The following tips can assist employers in taking effective disciplinary action:
- Establish Regular Communications: Frequent communication regarding conduct and performance expectations will keep problems to a minimum.
- Consistent and Fair Procedures for Discipline: Managers should involve HR at the beginning when action is being considered and follow HR’s guidance on the process and next steps.
- Obtain the Facts First: An investigation into any misconduct should be fair, prompt and objective. Consider the facts from both sides of the issue and make no assumptions regarding fault.
- Historical Data: Compare the circumstances and disciplinary action being considered with similar events from the past to validate your consistency and fairness in this case. Also consider the individual employee’s disciplinary record. Has this employee been disciplined before, or is this a “first offense”?
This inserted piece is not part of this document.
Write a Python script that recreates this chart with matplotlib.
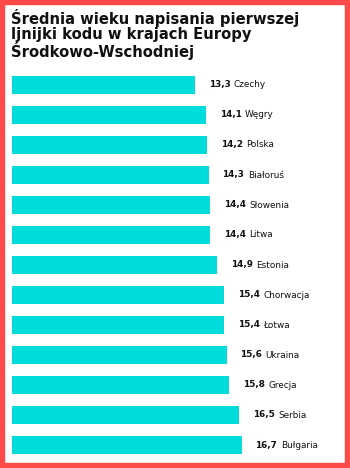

- Documentation: Maintaining proper documentation of any disciplinary action is absolutely essential. This is your audit trail of what led up to the action that was taken and will serve as your defense down the road if questioned or audited.
Training on the disciplinary process for supervisors and other levels of management is a great way to ensure everyone is on the same page when it comes to disciplinary action. Disciplinary action is for the purpose of informing the employee of a need for change; setting the expectations clearly without confusion, anger, sarcasm or mixed messages. The action plan for needed improvement must be clear, specific and measurable performance. The employee should be asked if s/he understands what must be done and by when. Be sure to include a statement about the consequences for not meeting these objectives (ie., further disciplinary action up to and including termination).